Hockey and Cigars: The Gold Medal Scandal
When the 2010 Canadian Women’s Olympic team beat the U.S. for the gold medal, they received chastisement for their exuberant celebration, which involved plenty of cigars and champagne. It caused such an uproar that the International Olympic Committee investigated the “offensive” behavior. (They were cleared of any wrongdoing). Some players argued it was a double standard compared to the men’s teams. Countless Stanley Cup championship teams have enjoyed trophy cigars while posing with the cup for photographs.
What Does the Great One Smoke?
Few professional athletes attain true greatness. Only one is called “The Great One.” Wayne Gretzky has been the face of hockey even after nearly 20 years of retirement.
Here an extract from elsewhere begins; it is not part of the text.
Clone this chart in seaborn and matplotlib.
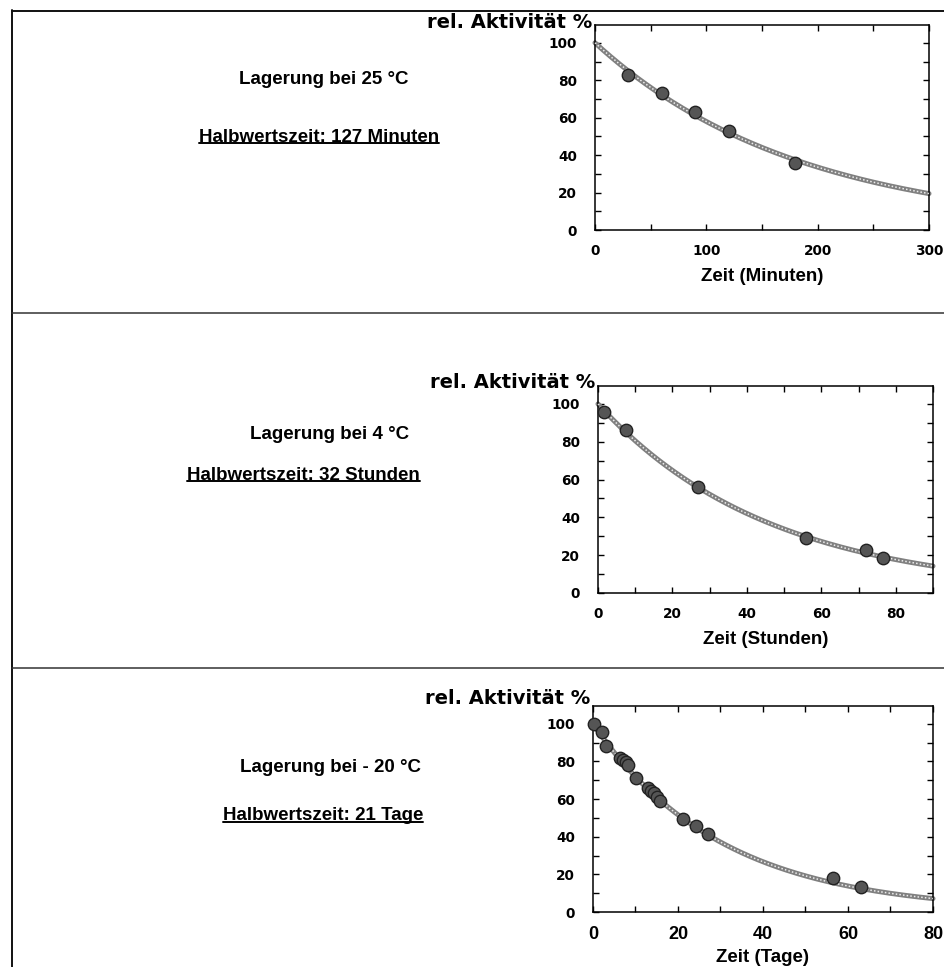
import matplotlib
matplotlib.use('Agg')
import matplotlib.pyplot as plt
import seaborn as sns
import pandas as pd
import numpy as np
from matplotlib.lines import Line2D
from matplotlib.ticker import MultipleLocator

# ============================
# Data
# ============================

# storage at 25 °C, time in minutes
t_25 = [30, 60, 90, 120, 180]
act_25 = [83, 73, 63, 53, 36]

# storage at 4 °C, time in hours
t_4 = [1.5, 7.5, 27, 56, 72, 76.5]
act_4 = [96, 86, 56, 29, 23, 18.5]

# storage at -20 °C, time in days
t_m20 = [0.2, 2.2, 3.1, 6.3, 7.0, 7.8, 8.3, 10.2, 12.9, 13.6, 14.3, 15.0,
         15.8, 21.2, 24.2, 27.1, 56.5, 63.1]
act_m20 = [100, 95.5, 88.5, 82, 81, 79.5, 78, 71, 66, 64.5, 63, 61,
           59, 49.5, 45.5, 41.5, 18.2, 13.5]

temps = ['25 °C', '4 °C', '- 20 °C']
half_lives = [127, 32, 21]
units = ['Minuten', 'Stunden', 'Tage']
x_max = [300, 90, 80]
x_major = [100, 20, 20]
x_minor = [50, 10, 10]

times = [t_25, t_4, t_m20]
acts = [act_25, act_4, act_m20]

# ============================
# Plotting
# ============================

sns.set_style('ticks')
plt.rcParams['font.family'] = ['Liberation Sans', 'DejaVu Sans']
plt.rcParams['text.color'] = 'black'
plt.rcParams['xtick.color'] = 'black'
plt.rcParams['ytick.color'] = 'black'
plt.rcParams['axes.edgecolor'] = 'black'

W, H = 945, 967
fig = plt.figure(figsize=(W / 100, H / 100), dpi=100)


def fx(px):
    return px / W


def fy(py):
    return 1 - py / H


# axes boxes in pixels: left, top, right, bottom
boxes = [(595, 25, 929, 230), (598, 386, 933, 593), (593, 706, 933, 912)]
ylabel_y = [22, 382, 699]
xlabel_y = [277, 640, 958]
lager_pos = [(239, 79), (250, 435), (240, 767)]
halb_pos = [(199, 137), (187, 475), (223, 816)]

txt_font = dict(family='Liberation Sans', weight='bold', size=13.5)

for i in range(3):
    l, t, r, b = boxes[i]
    ax = fig.add_axes([fx(l), fy(b), fx(r - l), (b - t) / H])

    df_pts = pd.DataFrame({'Zeit': times[i], 'Aktivitaet': acts[i]})
    tt = np.linspace(0, x_max[i], 300)
    df_fit = pd.DataFrame({'Zeit': tt,
                           'Aktivitaet': 100 * 0.5 ** (tt / half_lives[i])})

    # fitted first-order decay, textured grey band
    sns.lineplot(data=df_fit, x='Zeit', y='Aktivitaet', ax=ax,
                 color='#808080', lw=3.6, zorder=2, clip_on=False)
    sns.lineplot(data=df_fit, x='Zeit', y='Aktivitaet', ax=ax,
                 color='white', lw=1.1, ls=(0, (1, 1.4)), alpha=0.85,
                 zorder=3, clip_on=False)
    sns.scatterplot(data=df_pts, x='Zeit', y='Aktivitaet', ax=ax,
                    s=80, color='#555555', edgecolor='#222222',
                    linewidth=1.0, zorder=4, clip_on=False)

    ax.set_xlim(0, x_max[i])
    ax.set_ylim(0, 109.5)
    ax.xaxis.set_major_locator(MultipleLocator(x_major[i]))
    ax.xaxis.set_minor_locator(MultipleLocator(x_minor[i]))
    ax.yaxis.set_minor_locator(MultipleLocator(10))
    ax.set_yticks([0, 20, 40, 60, 80, 100])
    ax.tick_params(which='both', direction='in', top=True, right=True,
                   length=4.5, width=1.0, color='black')
    ax.tick_params(axis='y', which='major', pad=13)
    ax.tick_params(axis='x', which='major', pad=10)
    for lab in ax.get_xticklabels() + ax.get_yticklabels():
        lab.set_fontfamily('DejaVu Sans')
        lab.set_fontweight('bold')
        lab.set_fontsize(9.8)
    if i == 2:
        for lab in ax.get_xticklabels():
            lab.set_fontfamily('Liberation Sans')
            lab.set_fontsize(13)
    for sp in ax.spines.values():
        sp.set_linewidth(1.1)
        sp.set_color('black')
    ax.set_xlabel('')
    ax.set_ylabel('')

    fig.text(fx(l - 3), fy(ylabel_y[i]), 'rel. Aktivität %', ha='right',
             va='center', family='DejaVu Sans', weight='bold', size=14)
    fig.text(fx((l + r) / 2), fy(xlabel_y[i]), f'Zeit ({units[i]})',
             ha='center', va='center', **txt_font)

    lx, ly = lager_pos[i]
    fig.text(fx(lx), fy(ly), f'Lagerung bei {temps[i]}', ha='left',
             va='center', **txt_font)
    hx, hy = halb_pos[i]
    ht = fig.text(fx(hx), fy(hy),
                  f'Halbwertszeit: {half_lives[i]} {units[i]}',
                  ha='left', va='center', **txt_font)
    fig.canvas.draw()
    bb = ht.get_window_extent(fig.canvas.get_renderer())
    uy = (bb.y0 + 3) / H
    fig.add_artist(Line2D([bb.x0 / W, bb.x1 / W], [uy, uy],
                          color='black', lw=1.4))

# page frame and separators
frame = dict(color='#111111', lw=1.4)
fig.add_artist(Line2D([fx(12), fx(12)], [fy(10), 0], **frame))
fig.add_artist(Line2D([fx(12), 1], [fy(11), fy(11)], **frame))
fig.add_artist(Line2D([fx(12), 1], [fy(313), fy(313)], color='#333333', lw=1.1))
fig.add_artist(Line2D([fx(12), 1], [fy(668), fy(668)], color='#333333', lw=1.1))

plt.savefig('out.png', dpi=100)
To this day, he still holds or shares over 60 NHL records. He started playing hockey at age 2, taught by his father.
When he turned 27, he smoked his first cigar, once again, with his father. He has long since traded his skates for golf spikes. Nevertheless, you will always find him with a mild, creamy cigar on the golf course. As a Canadian, he has enjoyed access to Cuban cigars; his preference is Hoyo de Monterey, 44-ring size.
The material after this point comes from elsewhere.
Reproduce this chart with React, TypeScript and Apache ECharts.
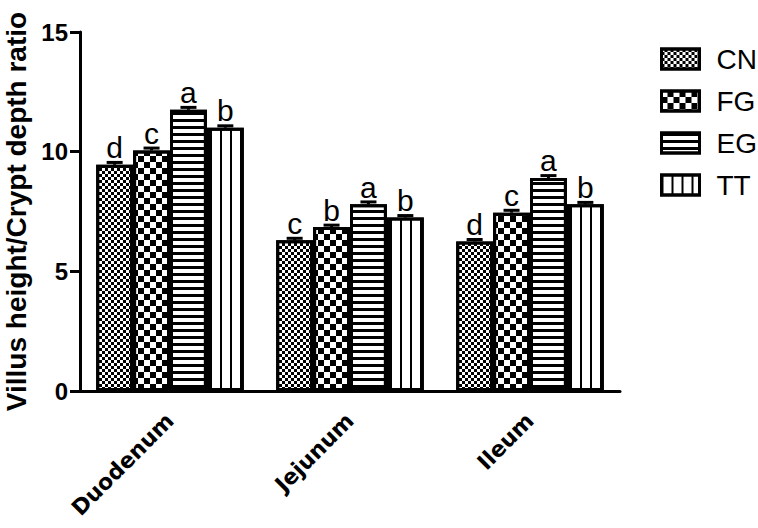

Does the Art of Hockey and Cigars Imitate Life?
His love of cigars has manifested itself differently, with Oliva as the official cigar sponsor of his annual Mario Lemieux Foundation Celebrity Invitational golf fundraiser. All guests playing in the outing receive a box of Oliva’s Connecticut Reserve cigar, a well-crafted medium to full-flavored smoke.
Has Smoking Changed In Hockey?
Generations ago, clouds of smoke enveloped hockey arenas. Hall of Famers like Guy Lafleur, Denis Savard, and Mike Bossy smoked between periods. Former Toronto Maple Leaf Al Iafrate lit up while seated on the bench during a game. In the 1980s, the influx of Eastern European players saw cigarette smoking among players skyrocket. As habits changed and the debilitating effects of cigarettes became clear, players looked to the occasional post-game cigar to relax.
Mobile Cigar Lounge
Some former players have taken their love of cigars to the next level. When Florida enacted a smoking ban, players often smoked in the parking lot after the games. An idea was born, and it kept the players out of the stifling Florida heat.
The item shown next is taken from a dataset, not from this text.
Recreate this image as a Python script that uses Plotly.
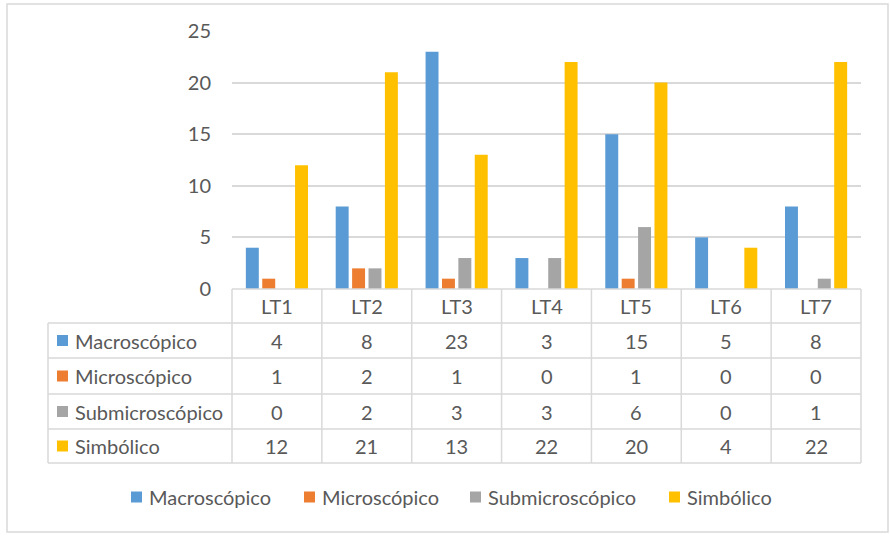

Tampa Bay Lightning Stanley Cup winners Dave Andreychuk and Stan Neckar are co–owners of the Mobile Cigar Lounge. It is an exquisitely equipped mobile home retrofitted to feel like an upscale lounge with ostrich leather seats. Now the mobile home can be found outside games and golf events or rented for the day. So players and fans can enjoy cigars while playing hockey games in pure comfort.